_Written request_: Look through the material and tally each line bearing the word "matplotlib". Give only the total.

_Given information_:
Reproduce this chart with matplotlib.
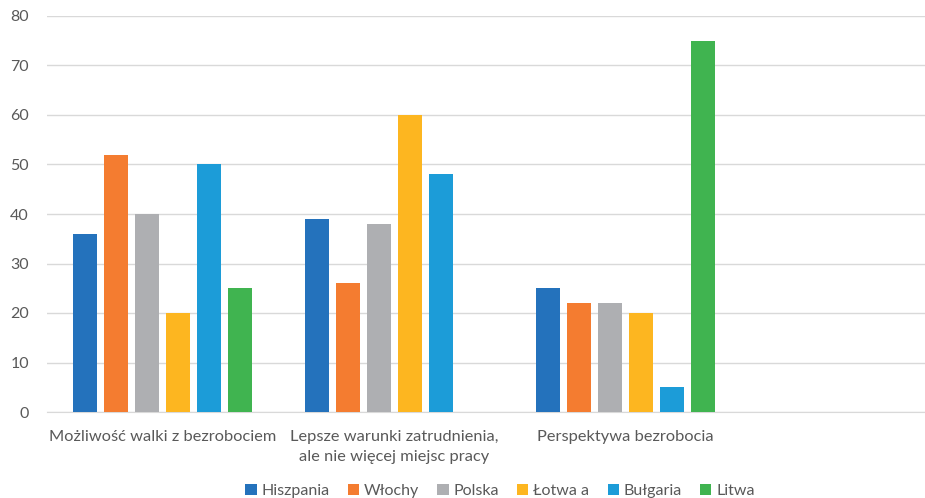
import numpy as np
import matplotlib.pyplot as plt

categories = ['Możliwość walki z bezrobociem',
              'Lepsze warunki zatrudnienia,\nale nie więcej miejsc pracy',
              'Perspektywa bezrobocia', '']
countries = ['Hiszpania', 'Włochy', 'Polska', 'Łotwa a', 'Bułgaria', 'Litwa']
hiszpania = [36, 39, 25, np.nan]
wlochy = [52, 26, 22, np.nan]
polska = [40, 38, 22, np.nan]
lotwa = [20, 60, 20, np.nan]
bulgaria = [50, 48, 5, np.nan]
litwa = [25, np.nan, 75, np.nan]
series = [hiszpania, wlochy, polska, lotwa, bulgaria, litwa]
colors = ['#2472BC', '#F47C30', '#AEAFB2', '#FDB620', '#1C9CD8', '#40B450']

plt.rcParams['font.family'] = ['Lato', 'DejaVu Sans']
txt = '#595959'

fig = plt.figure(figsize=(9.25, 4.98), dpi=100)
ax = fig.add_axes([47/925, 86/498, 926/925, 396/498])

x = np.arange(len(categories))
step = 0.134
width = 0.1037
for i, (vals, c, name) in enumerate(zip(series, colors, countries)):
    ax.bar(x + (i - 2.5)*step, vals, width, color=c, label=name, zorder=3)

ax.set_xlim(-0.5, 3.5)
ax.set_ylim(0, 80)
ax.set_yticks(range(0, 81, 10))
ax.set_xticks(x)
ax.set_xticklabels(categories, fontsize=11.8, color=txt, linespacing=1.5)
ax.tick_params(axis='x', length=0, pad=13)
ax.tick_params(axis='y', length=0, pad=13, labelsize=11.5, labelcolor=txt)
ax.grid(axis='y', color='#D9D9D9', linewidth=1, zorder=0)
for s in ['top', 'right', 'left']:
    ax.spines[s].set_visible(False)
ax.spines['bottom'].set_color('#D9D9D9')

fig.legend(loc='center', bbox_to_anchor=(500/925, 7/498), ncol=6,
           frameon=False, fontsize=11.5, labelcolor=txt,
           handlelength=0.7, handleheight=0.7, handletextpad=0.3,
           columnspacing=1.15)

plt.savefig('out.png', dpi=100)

_Answer to the problem_: 2